* **What is expected**: The answer should be a single number: how many lines of the entries below hold the word "this".

* **Items from a data source**:
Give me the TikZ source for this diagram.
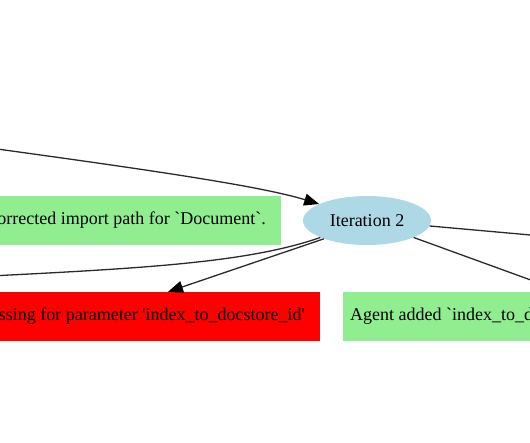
\documentclass[tikz,border=0pt]{standalone}
\usepackage{fontspec}
\setmainfont{Liberation Serif}
\usetikzlibrary{shapes.geometric,arrows.meta,calc}
\definecolor{lgreen}{HTML}{90EE90}
\definecolor{lblue}{HTML}{ADD8E6}
\definecolor{gvred}{HTML}{FF0000}
\definecolor{edgec}{HTML}{2A2A2A}
\tikzset{
  lbl/.style={font=\fontsize{18}{21}\selectfont, text=black},
  gbox/.style={lbl, rectangle, fill=lgreen, minimum height=49pt, inner ysep=0pt},
  rbox/.style={lbl, rectangle, fill=gvred, minimum height=49pt, inner ysep=0pt},
  iter/.style={lbl, ellipse, fill=lblue, minimum width=128pt, minimum height=49pt, inner sep=0pt},
  edge/.style={draw=edgec, line width=1.3pt},
  arr/.style={edge, -{Triangle[length=15pt,width=12pt,fill=black,color=black]}}
}
\begin{document}
\begin{tikzpicture}[x=1pt,y=-1pt]
\path[use as bounding box] (0,0) rectangle (530,442);
\clip (0,0) rectangle (530,442);
\node[gbox, anchor=east, inner xsep=15pt] (g1) at (281,220.5) {orrected import path for \textasciigrave Document\textasciigrave.};
\node[rbox, anchor=east, inner xsep=15pt] (red) at (320,316.5) {ssing for parameter \textquotesingle index\_to\_docstore\_id\textquotesingle};
\node[gbox, anchor=west, inner xsep=7pt] (g2) at (343,316.5) {Agent added \textasciigrave index\_to\_docstore\_id\textasciigrave};
\node[iter] (it2) at (367,220.5) {Iteration 2};
\coordinate (inL) at (-10,148);
\coordinate (outL) at (-10,276);
\coordinate (outR1) at (545,236.3);
\coordinate (outR2) at (550,287);
\coordinate (rtx) at (168,0);
\draw[arr] (inL) .. controls (150,170) and (260,186) .. (it2.161);
\draw[edge] (it2.200) .. controls (250,262) and (150,268) .. (outL);
\draw[arr] (it2.203) -- (red.north -| rtx);
\draw[edge] (it2.355) -- (outR1);
\draw[edge] (it2.340) -- (outR2);
\end{tikzpicture}
\end{document}
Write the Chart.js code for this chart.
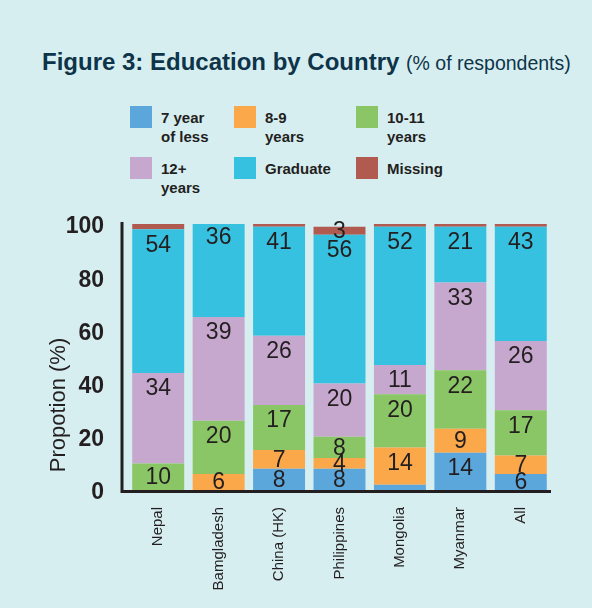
<!DOCTYPE html>
<html>
<head>
<meta charset="utf-8">
<script src="https://cdn.jsdelivr.net/npm/chart.js@4"></script>
<style>
  html, body { margin: 0; padding: 0; }
  body { width: 592px; height: 608px; background: #d7eef1; position: relative; overflow: hidden; }
  #title { position: absolute; left: 42px; top: 48px; white-space: nowrap; color: #0e3449;
           font: bold 24px "Liberation Sans", Arial, sans-serif; }
  #title span { font: 19.5px "Liberation Sans", sans-serif; }
  .lg { position: absolute; display: flex; align-items: flex-start; }
  .lg i { display: block; width: 22px; height: 22px; margin-right: 9px; }
  .lg b { font: bold 15px/19px "Liberation Sans", sans-serif; color: #231f20;
          white-space: pre; margin-top: 2px; }
  canvas { position: absolute; left: 0; top: 0; }
</style>
</head>
<body>
<div id="title">Figure 3: Education by Country <span>(% of respondents)</span></div>
<div id="legend"></div>
<canvas id="chart" width="592" height="608"></canvas>
<script>
const countries = ['Nepal', 'Bamgladesh', 'China (HK)', 'Philippines', 'Mongolia', 'Myanmar', 'All']
const seriesNames = ['7 year\nof less', '8-9\nyears', '10-11\nyears', '12+\nyears', 'Graduate', 'Missing']
const sevenOrLess = [0, 0, 8, 8, 2, 14, 6]
const eightToNine = [0, 6, 7, 4, 14, 9, 7]
const tenToEleven = [10, 20, 17, 8, 20, 22, 17]
const twelvePlus = [34, 39, 26, 20, 11, 33, 26]
const graduate = [54, 36, 41, 56, 52, 21, 43]
const missing = [2, 0, 1, 3, 1, 1, 1]
const yTicks = [0, 20, 40, 60, 80, 100]

const colors = ['#5ba7dc', '#fba84a', '#8ac665', '#c6a7ce', '#35c1df', '#b05a50']
const values = [sevenOrLess, eightToNine, tenToEleven, twelvePlus, graduate, missing]

// legend, 3 columns x 2 rows
const legendPos = [[130, 106], [234, 106], [356, 106], [130, 157], [234, 157], [356, 157]]
const legend = document.getElementById('legend')
seriesNames.forEach((name, i) => {
  const d = document.createElement('div')
  d.className = 'lg'
  d.style.left = legendPos[i][0] + 'px'
  d.style.top = legendPos[i][1] + 'px'
  d.innerHTML = '<i style="background:' + colors[i] + '"></i><b></b>'
  d.querySelector('b').textContent = name
  legend.appendChild(d)
})

const FONT = '"Liberation Sans", Arial, sans-serif'
const INK = '#231f20'

const segmentLabels = {
  id: 'segmentLabels',
  afterDatasetsDraw(chart) {
    const ctx = chart.ctx
    ctx.save()
    ctx.font = '23px ' + FONT
    ctx.fillStyle = INK
    ctx.textAlign = 'center'
    ctx.textBaseline = 'middle'
    chart.data.datasets.forEach((ds, di) => {
      chart.getDatasetMeta(di).data.forEach((bar, i) => {
        const v = ds.data[i]
        if (v < 3) return
        const top = bar.y, bottom = bar.base
        const y = Math.min(top + 16, (top + bottom) / 2 + 1)
        ctx.fillText(String(v), bar.x, y)
      })
    })
    ctx.restore()
  }
}

// axis lines sit a little left of the first category, plus the rotated axis title
const axesDecor = {
  id: 'axesDecor',
  afterDraw(chart) {
    const ctx = chart.ctx
    const a = chart.chartArea
    ctx.save()
    ctx.strokeStyle = INK
    ctx.lineWidth = 3
    ctx.beginPath()
    ctx.moveTo(a.left - 6, a.top - 2)
    ctx.lineTo(a.left - 6, a.bottom + 3)
    ctx.moveTo(a.left - 7.5, a.bottom + 1.5)
    ctx.lineTo(a.right, a.bottom + 1.5)
    ctx.stroke()

    ctx.translate(59, 405)
    ctx.rotate(-Math.PI / 2)
    ctx.font = '22px ' + FONT
    ctx.fillStyle = INK
    ctx.textAlign = 'center'
    ctx.textBaseline = 'middle'
    ctx.fillText('Propotion (%)', 0, 0)
    ctx.restore()
  }
}

new Chart(document.getElementById('chart'), {
  type: 'bar',
  data: {
    labels: countries,
    datasets: values.map((data, i) => ({
      label: seriesNames[i].replace('\n', ' '),
      data: data,
      backgroundColor: colors[i],
      borderWidth: 0,
      barPercentage: 0.86,
      categoryPercentage: 1
    }))
  },
  options: {
    responsive: false,
    animation: false,
    layout: { padding: { left: 20, right: 41, top: 224, bottom: 0 } },
    plugins: { legend: { display: false }, tooltip: { enabled: false } },
    scales: {
      x: {
        stacked: true,
        grid: { display: false },
        border: { display: false },
        ticks: {
          maxRotation: 90, minRotation: 90, padding: 9,
          color: INK, font: { family: FONT, size: 15 }
        },
        afterFit(s) { s.height = 118 }
      },
      y: {
        stacked: true,
        min: 0, max: 100,
        afterBuildTicks(s) { s.ticks = yTicks.map(v => ({ value: v })) },
        grid: { display: false },
        border: { display: false },
        ticks: {
          padding: 16, labelOffset: 3, color: INK,
          font: { family: FONT, size: 23, weight: 'bold' }
        },
        afterFit(s) { s.width = 108 }
      }
    }
  },
  plugins: [segmentLabels, axesDecor]
})
</script>
</body>
</html>
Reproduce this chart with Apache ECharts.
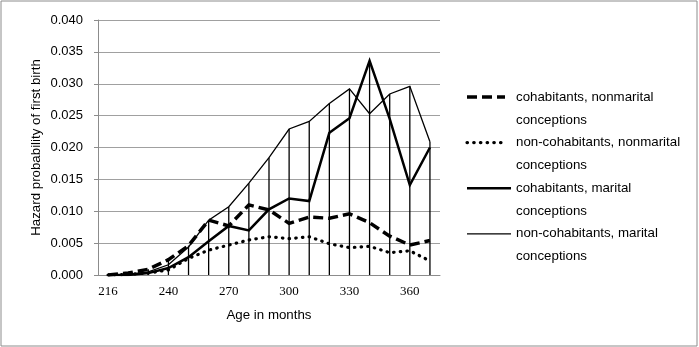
<!DOCTYPE html>
<html>
<head>
<meta charset="utf-8">
<script src="https://cdn.jsdelivr.net/npm/echarts@6/dist/echarts.min.js"></script>
<style>
html,body{margin:0;padding:0;background:#fff;}
#chart{width:699px;height:347px;}
</style>
</head>
<body>
<div id="chart"></div>
<script>
// ---- data ----
const ages = ['216','220','230','240','250','260','270','280','290','300','310','320','330','340','350','360','370'];
const seriesNames = [
  'cohabitants, nonmarital\nconceptions',
  'non-cohabitants, nonmarital\nconceptions',
  'cohabitants, marital\nconceptions',
  'non-cohabitants, marital\nconceptions'
];
const cohabNonmarital    = [0.0000,0.0003,0.0009,0.0024,0.0046,0.0086,0.0077,0.0110,0.0102,0.0081,0.0091,0.0089,0.0096,0.0082,0.0061,0.0047,0.0054];
const nonCohabNonmarital = [0.0000,0.0001,0.0003,0.0008,0.0026,0.0039,0.0047,0.0055,0.0060,0.0057,0.0060,0.0049,0.0043,0.0045,0.0035,0.0038,0.0022];
const cohabMarital       = [0.0000,0.0000,0.0003,0.0011,0.0028,0.0053,0.0077,0.0070,0.0103,0.0120,0.0116,0.0223,0.0246,0.0336,0.0245,0.0141,0.0200];
const nonCohabMarital    = [0.0000,0.0001,0.0005,0.0016,0.0044,0.0086,0.0107,0.0144,0.0184,0.0229,0.0241,0.0269,0.0292,0.0253,0.0284,0.0296,0.0209];
const yTicks = {min:0, max:0.04, step:0.005};

// drop lines: from the highest series value at each age down to the axis
const dropLines = ages.map((_, i) => Math.max(cohabNonmarital[i], nonCohabNonmarital[i], cohabMarital[i], nonCohabMarital[i]));

const styles = [
  {color:'#000', width:3.5, type:[10,5], cap:'butt'},
  {color:'#000', width:3.2, type:[0.5,6.2], cap:'round'},
  {color:'#000', width:2.5, type:'solid', cap:'butt'},
  {color:'#000', width:1.3, type:'solid', cap:'butt'}
];
const values = [cohabNonmarital, nonCohabNonmarital, cohabMarital, nonCohabMarital];

const chart = echarts.init(document.getElementById('chart'), null, {renderer:'canvas'});

const lineSeries = values.map((v, k) => ({
  name: seriesNames[k],
  type: 'line',
  data: v,
  showSymbol: false,
  symbol: 'none',
  z: 3,
  lineStyle: {color: styles[k].color, width: styles[k].width, type: styles[k].type, cap: styles[k].cap, join:'miter'},
  emphasis: {disabled: true}
}));

// custom legend
const legendX = 467, legendY = 97, itemStep = 45.6, lineStep = 23;
const legendGraphics = [];
seriesNames.forEach((name, k) => {
  const y = legendY + k * itemStep;
  legendGraphics.push({
    type: 'line',
    shape: {x1: legendX, y1: y, x2: legendX + (k < 2 ? 38 : 44), y2: y},
    style: {stroke: styles[k].color, lineWidth: styles[k].width, lineDash: styles[k].type === 'solid' ? null : styles[k].type, lineCap: styles[k].cap}
  });
  legendGraphics.push({
    type: 'text',
    x: 516, y: y - lineStep / 2,
    style: {text: name, font: '13.3px "Liberation Sans", Arial, sans-serif', fill: '#000', lineHeight: lineStep, verticalAlign: 'top'}
  });
});

chart.setOption({
  animation: false,
  backgroundColor: '#fff',
  grid: {left: 98, right: 259, top: 20, bottom: 72, containLabel: false},
  xAxis: {
    type: 'category',
    data: ages,
    boundaryGap: true,
    name: 'Age in months',
    nameLocation: 'middle',
    nameGap: 34,
    nameTextStyle: {fontFamily: '"Liberation Sans", Arial, sans-serif', fontSize: 13.3, color: '#000'},
    axisLine: {lineStyle: {color: '#8c8c8c', width: 1}},
    axisTick: {show: false},
    axisLabel: {interval: 2, margin: 10, fontFamily: '"Liberation Serif", "Times New Roman", serif', fontSize: 13, color: '#000'},
    splitLine: {show: false}
  },
  yAxis: {
    type: 'value',
    min: yTicks.min, max: yTicks.max, interval: yTicks.step,
    name: 'Hazard probability of first birth',
    nameLocation: 'middle',
    nameGap: 55,
    nameRotate: 90,
    nameTextStyle: {fontFamily: '"Liberation Sans", Arial, sans-serif', fontSize: 13.3, color: '#000'},
    axisLine: {show: true, lineStyle: {color: '#8c8c8c', width: 1}},
    axisTick: {show: true, length: 4, lineStyle: {color: '#8c8c8c'}},
    axisLabel: {margin: 15, formatter: v => v.toFixed(3), fontFamily: '"Liberation Sans", Arial, sans-serif', fontSize: 13, color: '#000'},
    splitLine: {show: true, lineStyle: {color: '#a0a0a0', width: 1}}
  },
  series: [
    {
      name: 'drop',
      type: 'bar',
      data: dropLines,
      barWidth: 1.3,
      z: 2,
      itemStyle: {color: '#000'},
      emphasis: {disabled: true}
    }
  ].concat(lineSeries),
  graphic: [
    {type: 'rect', shape: {x: 1, y: 1, width: 696, height: 345}, style: {fill: null, stroke: '#8c8c8c', lineWidth: 1}, z: 0}
  ].concat(legendGraphics)
});
</script>
</body>
</html>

* **Exercise output**: 3